EXERCISE DETAILS:
Quote every line of the material beneath this one.

MATERIAL:
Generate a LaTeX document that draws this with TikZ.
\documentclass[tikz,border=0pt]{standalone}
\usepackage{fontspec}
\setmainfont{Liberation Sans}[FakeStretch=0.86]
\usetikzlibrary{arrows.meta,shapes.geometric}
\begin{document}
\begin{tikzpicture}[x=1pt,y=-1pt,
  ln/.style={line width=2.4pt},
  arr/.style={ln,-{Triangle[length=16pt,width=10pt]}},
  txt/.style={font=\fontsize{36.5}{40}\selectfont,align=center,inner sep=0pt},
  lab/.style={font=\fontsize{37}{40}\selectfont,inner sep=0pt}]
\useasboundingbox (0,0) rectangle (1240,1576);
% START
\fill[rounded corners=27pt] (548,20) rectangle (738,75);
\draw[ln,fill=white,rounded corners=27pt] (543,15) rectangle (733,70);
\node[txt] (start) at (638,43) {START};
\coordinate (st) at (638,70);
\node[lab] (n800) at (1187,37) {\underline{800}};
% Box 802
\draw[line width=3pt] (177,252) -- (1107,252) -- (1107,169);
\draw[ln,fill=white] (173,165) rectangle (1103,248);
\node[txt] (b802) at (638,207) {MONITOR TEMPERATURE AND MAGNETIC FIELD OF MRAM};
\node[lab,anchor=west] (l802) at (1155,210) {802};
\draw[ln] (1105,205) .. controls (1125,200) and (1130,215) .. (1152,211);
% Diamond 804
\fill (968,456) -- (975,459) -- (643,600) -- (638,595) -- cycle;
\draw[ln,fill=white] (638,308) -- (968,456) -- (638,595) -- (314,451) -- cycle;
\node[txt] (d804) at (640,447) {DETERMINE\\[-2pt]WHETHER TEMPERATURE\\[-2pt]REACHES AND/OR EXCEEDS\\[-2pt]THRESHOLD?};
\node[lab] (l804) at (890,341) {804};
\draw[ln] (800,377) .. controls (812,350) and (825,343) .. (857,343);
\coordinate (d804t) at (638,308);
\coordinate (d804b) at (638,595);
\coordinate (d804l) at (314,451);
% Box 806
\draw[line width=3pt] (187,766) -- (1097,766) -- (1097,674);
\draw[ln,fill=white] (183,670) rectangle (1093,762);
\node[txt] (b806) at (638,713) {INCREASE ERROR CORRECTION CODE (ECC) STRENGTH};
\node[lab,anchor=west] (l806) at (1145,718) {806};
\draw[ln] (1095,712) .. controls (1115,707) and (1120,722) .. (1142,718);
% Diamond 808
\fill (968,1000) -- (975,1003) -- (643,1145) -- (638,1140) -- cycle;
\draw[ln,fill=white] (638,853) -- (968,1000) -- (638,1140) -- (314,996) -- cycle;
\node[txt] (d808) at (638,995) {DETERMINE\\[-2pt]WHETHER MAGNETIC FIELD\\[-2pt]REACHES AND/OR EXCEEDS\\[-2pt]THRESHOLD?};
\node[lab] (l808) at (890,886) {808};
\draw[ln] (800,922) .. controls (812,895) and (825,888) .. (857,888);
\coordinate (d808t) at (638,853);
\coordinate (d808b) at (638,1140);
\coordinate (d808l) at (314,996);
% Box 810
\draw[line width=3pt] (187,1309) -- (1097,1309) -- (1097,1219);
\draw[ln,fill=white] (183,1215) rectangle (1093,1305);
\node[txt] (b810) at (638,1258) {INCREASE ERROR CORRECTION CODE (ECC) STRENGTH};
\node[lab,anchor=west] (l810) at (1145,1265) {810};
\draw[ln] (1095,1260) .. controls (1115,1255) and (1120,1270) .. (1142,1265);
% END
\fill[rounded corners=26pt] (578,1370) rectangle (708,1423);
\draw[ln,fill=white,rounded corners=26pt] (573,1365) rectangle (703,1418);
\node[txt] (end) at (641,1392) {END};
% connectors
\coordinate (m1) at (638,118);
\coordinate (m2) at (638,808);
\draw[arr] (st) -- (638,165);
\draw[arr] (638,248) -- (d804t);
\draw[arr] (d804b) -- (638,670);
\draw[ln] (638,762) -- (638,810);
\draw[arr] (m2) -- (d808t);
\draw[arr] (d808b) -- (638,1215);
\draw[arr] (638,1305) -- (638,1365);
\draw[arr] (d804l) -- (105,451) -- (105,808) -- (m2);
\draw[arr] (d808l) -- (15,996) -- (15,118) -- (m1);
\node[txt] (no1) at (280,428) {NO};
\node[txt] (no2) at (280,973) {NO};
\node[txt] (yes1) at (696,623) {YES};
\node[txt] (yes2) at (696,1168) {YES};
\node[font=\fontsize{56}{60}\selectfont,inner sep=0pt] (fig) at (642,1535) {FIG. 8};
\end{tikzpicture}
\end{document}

RESULT:
Generate a LaTeX document that draws this with TikZ.
\documentclass[tikz,border=0pt]{standalone}
\usepackage{fontspec}
\setmainfont{Liberation Sans}[FakeStretch=0.86]
\usetikzlibrary{arrows.meta,shapes.geometric}
\begin{document}
\begin{tikzpicture}[x=1pt,y=-1pt,
  ln/.style={line width=2.4pt},
  arr/.style={ln,-{Triangle[length=16pt,width=10pt]}},
  txt/.style={font=\fontsize{36.5}{40}\selectfont,align=center,inner sep=0pt},
  lab/.style={font=\fontsize{37}{40}\selectfont,inner sep=0pt}]
\useasboundingbox (0,0) rectangle (1240,1576);
% START
\fill[rounded corners=27pt] (548,20) rectangle (738,75);
\draw[ln,fill=white,rounded corners=27pt] (543,15) rectangle (733,70);
\node[txt] (start) at (638,43) {START};
\coordinate (st) at (638,70);
\node[lab] (n800) at (1187,37) {\underline{800}};
% Box 802
\draw[line width=3pt] (177,252) -- (1107,252) -- (1107,169);
\draw[ln,fill=white] (173,165) rectangle (1103,248);
\node[txt] (b802) at (638,207) {MONITOR TEMPERATURE AND MAGNETIC FIELD OF MRAM};
\node[lab,anchor=west] (l802) at (1155,210) {802};
\draw[ln] (1105,205) .. controls (1125,200) and (1130,215) .. (1152,211);
% Diamond 804
\fill (968,456) -- (975,459) -- (643,600) -- (638,595) -- cycle;
\draw[ln,fill=white] (638,308) -- (968,456) -- (638,595) -- (314,451) -- cycle;
\node[txt] (d804) at (640,447) {DETERMINE\\[-2pt]WHETHER TEMPERATURE\\[-2pt]REACHES AND/OR EXCEEDS\\[-2pt]THRESHOLD?};
\node[lab] (l804) at (890,341) {804};
\draw[ln] (800,377) .. controls (812,350) and (825,343) .. (857,343);
\coordinate (d804t) at (638,308);
\coordinate (d804b) at (638,595);
\coordinate (d804l) at (314,451);
% Box 806
\draw[line width=3pt] (187,766) -- (1097,766) -- (1097,674);
\draw[ln,fill=white] (183,670) rectangle (1093,762);
\node[txt] (b806) at (638,713) {INCREASE ERROR CORRECTION CODE (ECC) STRENGTH};
\node[lab,anchor=west] (l806) at (1145,718) {806};
\draw[ln] (1095,712) .. controls (1115,707) and (1120,722) .. (1142,718);
% Diamond 808
\fill (968,1000) -- (975,1003) -- (643,1145) -- (638,1140) -- cycle;
\draw[ln,fill=white] (638,853) -- (968,1000) -- (638,1140) -- (314,996) -- cycle;
\node[txt] (d808) at (638,995) {DETERMINE\\[-2pt]WHETHER MAGNETIC FIELD\\[-2pt]REACHES AND/OR EXCEEDS\\[-2pt]THRESHOLD?};
\node[lab] (l808) at (890,886) {808};
\draw[ln] (800,922) .. controls (812,895) and (825,888) .. (857,888);
\coordinate (d808t) at (638,853);
\coordinate (d808b) at (638,1140);
\coordinate (d808l) at (314,996);
% Box 810
\draw[line width=3pt] (187,1309) -- (1097,1309) -- (1097,1219);
\draw[ln,fill=white] (183,1215) rectangle (1093,1305);
\node[txt] (b810) at (638,1258) {INCREASE ERROR CORRECTION CODE (ECC) STRENGTH};
\node[lab,anchor=west] (l810) at (1145,1265) {810};
\draw[ln] (1095,1260) .. controls (1115,1255) and (1120,1270) .. (1142,1265);
% END
\fill[rounded corners=26pt] (578,1370) rectangle (708,1423);
\draw[ln,fill=white,rounded corners=26pt] (573,1365) rectangle (703,1418);
\node[txt] (end) at (641,1392) {END};
% connectors
\coordinate (m1) at (638,118);
\coordinate (m2) at (638,808);
\draw[arr] (st) -- (638,165);
\draw[arr] (638,248) -- (d804t);
\draw[arr] (d804b) -- (638,670);
\draw[ln] (638,762) -- (638,810);
\draw[arr] (m2) -- (d808t);
\draw[arr] (d808b) -- (638,1215);
\draw[arr] (638,1305) -- (638,1365);
\draw[arr] (d804l) -- (105,451) -- (105,808) -- (m2);
\draw[arr] (d808l) -- (15,996) -- (15,118) -- (m1);
\node[txt] (no1) at (280,428) {NO};
\node[txt] (no2) at (280,973) {NO};
\node[txt] (yes1) at (696,623) {YES};
\node[txt] (yes2) at (696,1168) {YES};
\node[font=\fontsize{56}{60}\selectfont,inner sep=0pt] (fig) at (642,1535) {FIG. 8};
\end{tikzpicture}
\end{document}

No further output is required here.